The bolt 72 extends through main part 58 of the switch rail portion 14. The bolt 72 has a bolt head 74 is received in a recess 76 in the main part 58.

In the embodiment shown in Figure 6, a spacer member 80 extends between the two fixed rail portions 12 to maintain the fixed rail portions 12 at a constant spacing. The spacer member 80 constitutes a brace to hold the fixed rail portions 12 in position.

Only one fixed rail portion 12 is shown in Figure 6, but the skilled person will be immediately aware of the position of the other fixed rail portion 12.
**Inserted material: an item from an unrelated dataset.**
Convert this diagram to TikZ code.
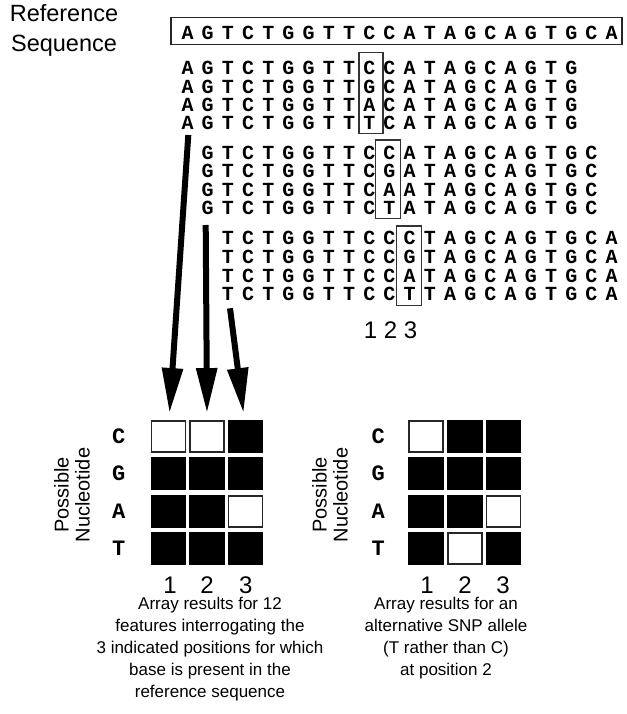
\documentclass[tikz,border=0pt]{standalone}
\usepackage{fontspec}
\setmainfont{Liberation Sans}
\newfontfamily\monob{Liberation Mono}
\usetikzlibrary{arrows.meta}
\newlength\dnap
\setlength\dnap{20.2pt}
\newcommand\dnaseq[1]{\dnaloop#1\relax}
\def\dnaloop#1{\ifx#1\relax\else\makebox[\dnap]{#1}\expandafter\dnaloop\fi}
\newcommand\seqfont{\monob\bfseries\fontsize{20}{20}\selectfont}
\newcommand\lblfont{\monob\bfseries\fontsize{22}{22}\selectfont}
\tikzset{
  seqrow/.style={inner sep=0pt, anchor=west, font=\seqfont},
  hlbox/.style={draw=black!80, line width=1.2pt, inner sep=0pt},
  cellb/.style={draw=black, fill=black, line width=1.5pt, minimum width=34pt, minimum height=31pt, inner sep=0pt},
  cellw/.style={draw=black!85, fill=white, line width=1.5pt, minimum width=34pt, minimum height=31pt, inner sep=0pt},
  rowlbl/.style={font=\lblfont, inner sep=0pt},
  numlbl/.style={font=\fontsize{24}{24}\selectfont, inner sep=0pt, anchor=base},
  caption/.style={font=\fontsize{17}{22}\selectfont, align=center, inner sep=0pt},
  bigarrow/.style={line width=6pt, -{Triangle[width=20pt,length=45pt]}},
}
\begin{document}
\begin{tikzpicture}[x=1pt,y=-1pt]
\useasboundingbox (0,0) rectangle (626,714);
% title
\node[font=\fontsize{23.5}{30}\selectfont, align=center, inner sep=0pt] (title) at (64,30.7) {Reference\\Sequence};
% reference sequence
\node[draw=black!85, line width=1.5pt, minimum width=451pt, minimum height=27pt, inner sep=0pt] (refbox) at (396.5,30.8) {};
\node[seqrow] (ref) at (177.2,32.7) {\dnaseq{AGTCTGGTTCCATAGCAGTGCA}};
% block 1
\node[seqrow] (b11) at (177.2,68.3) {\dnaseq{AGTCTGGTTCCATAGCAGTG}};
\node[seqrow] (b12) at (177.2,86.7) {\dnaseq{AGTCTGGTTGCATAGCAGTG}};
\node[seqrow] (b13) at (177.2,105) {\dnaseq{AGTCTGGTTACATAGCAGTG}};
\node[seqrow] (b14) at (177.2,123.3) {\dnaseq{AGTCTGGTTTCATAGCAGTG}};
\node[hlbox, minimum width=24pt, minimum height=80.6pt] (h1) at (371,93) {};
% block 2
\node[seqrow] (b21) at (197.4,152.7) {\dnaseq{GTCTGGTTCCATAGCAGTGC}};
\node[seqrow] (b22) at (197.4,171) {\dnaseq{GTCTGGTTCGATAGCAGTGC}};
\node[seqrow] (b23) at (197.4,190) {\dnaseq{GTCTGGTTCAATAGCAGTGC}};
\node[seqrow] (b24) at (197.4,208.3) {\dnaseq{GTCTGGTTCTATAGCAGTGC}};
\node[hlbox, minimum width=24.8pt, minimum height=78.3pt] (h2) at (388.1,179.2) {};
% block 3
\node[seqrow] (b31) at (217.6,238.3) {\dnaseq{TCTGGTTCCCTAGCAGTGCA}};
\node[seqrow] (b32) at (217.6,256.7) {\dnaseq{TCTGGTTCCGTAGCAGTGCA}};
\node[seqrow] (b33) at (217.6,275.7) {\dnaseq{TCTGGTTCCATAGCAGTGCA}};
\node[seqrow] (b34) at (217.6,294.3) {\dnaseq{TCTGGTTCCTTAGCAGTGCA}};
\node[hlbox, minimum width=25pt, minimum height=79.5pt] (h3) at (409.2,265.8) {};
\node[numlbl] (pos) at (390.5,338.6) {1 2 3};
% grid 1
\foreach \c/\x in {1/168.5,2/207,3/245.5}{
  \foreach \r/\y in {C/436.7,G/473.7,A/511.3,T/548.7}{
    \coordinate (g1\r\c) at (\x,\y);
  }
}
\node[cellw] (aC1) at (g1C1) {};
\node[cellw] (aC2) at (g1C2) {};
\node[cellb] (aC3) at (g1C3) {};
\node[cellb] (aG1) at (g1G1) {};
\node[cellb] (aG2) at (g1G2) {};
\node[cellb] (aG3) at (g1G3) {};
\node[cellb] (aA1) at (g1A1) {};
\node[cellb] (aA2) at (g1A2) {};
\node[cellw] (aA3) at (g1A3) {};
\node[cellb] (aT1) at (g1T1) {};
\node[cellb] (aT2) at (g1T2) {};
\node[cellb] (aT3) at (g1T3) {};
\node[rowlbl] (la1) at (118.8,436.7) {C};
\node[rowlbl] (la2) at (118.8,473.7) {G};
\node[rowlbl] (la3) at (118.8,511.3) {A};
\node[rowlbl] (la4) at (118.8,548.7) {T};
\node[numlbl] (na1) at (170,593.3) {1};
\node[numlbl] (na2) at (207,593.3) {2};
\node[numlbl] (na3) at (245.7,593.3) {3};
\node[font=\fontsize{20}{21}\selectfont, align=center, rotate=90, inner sep=0pt] (pa) at (72,495) {Possible\\Nucleotide};
\node[caption] (capa) at (210,649.5) {Array results for 12\\features interrogating the\\3 indicated positions for which\\base is present in the\\reference sequence};
% grid 2
\foreach \c/\x in {1/425.8,2/465,3/503.3}{
  \foreach \r/\y in {C/436.7,G/473.7,A/511.3,T/548.7}{
    \coordinate (g2\r\c) at (\x,\y);
  }
}
\node[cellw] (bC1) at (g2C1) {};
\node[cellb] (bC2) at (g2C2) {};
\node[cellb] (bC3) at (g2C3) {};
\node[cellb] (bG1) at (g2G1) {};
\node[cellb] (bG2) at (g2G2) {};
\node[cellb] (bG3) at (g2G3) {};
\node[cellb] (bA1) at (g2A1) {};
\node[cellb] (bA2) at (g2A2) {};
\node[cellw] (bA3) at (g2A3) {};
\node[cellb] (bT1) at (g2T1) {};
\node[cellw] (bT2) at (g2T2) {};
\node[cellb] (bT3) at (g2T3) {};
\node[rowlbl] (lb1) at (378.3,436.7) {C};
\node[rowlbl] (lb2) at (378.3,473.7) {G};
\node[rowlbl] (lb3) at (378.3,511.3) {A};
\node[rowlbl] (lb4) at (378.3,548.7) {T};
\node[numlbl] (nb1) at (427,593.3) {1};
\node[numlbl] (nb2) at (465,593.3) {2};
\node[numlbl] (nb3) at (503,593.3) {3};
\node[font=\fontsize{20}{21}\selectfont, align=center, rotate=90, inner sep=0pt] (pb) at (330,495) {Possible\\Nucleotide};
\node[caption] (capb) at (446,638.5) {Array results for an\\alternative SNP allele\\(T rather than C)\\at position 2};
% arrows
\coordinate (s1) at (188.3,135);
\coordinate (s2) at (205.7,225);
\coordinate (s3) at (230,308.3);
\draw[bigarrow] (s1) -- ([xshift=1pt,yshift=7.4pt]aC1.north);
\draw[bigarrow] (s2) -- ([yshift=7.4pt]aC2.north);
\draw[bigarrow] (s3) -- ([xshift=-2pt,yshift=7.4pt]aC3.north);
\end{tikzpicture}
\end{document}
At the transfer region 26 of the fixed rail portion 12 of this embodiment, the outer area 37 of the embedment 16 extends across the outer face 36 of the fixed rail portion 12, and the lower area 39 of the embedment 16 extends across the lower face 38. However, the inner area 41 of the embedment 16 is absent to allow the spacer member 80 to be arranged as shown.

In another modification, shown in Figure 7, the rail junction assembly 10 may include a stop member 82 provided on the fixed rail portion 12. The stop member 82 extends from the inner face 34 towards the switch rail portion 14.

When the switch rail portion 14 engages the transfer region 26 of the fixed rail portion 12, the switch rail portion 14 also engages the stop member 82. The stop member 82 provides lateral support to the switch rail portion 14 as the wheels of the rail vehicle pass along the switch rail portion 14.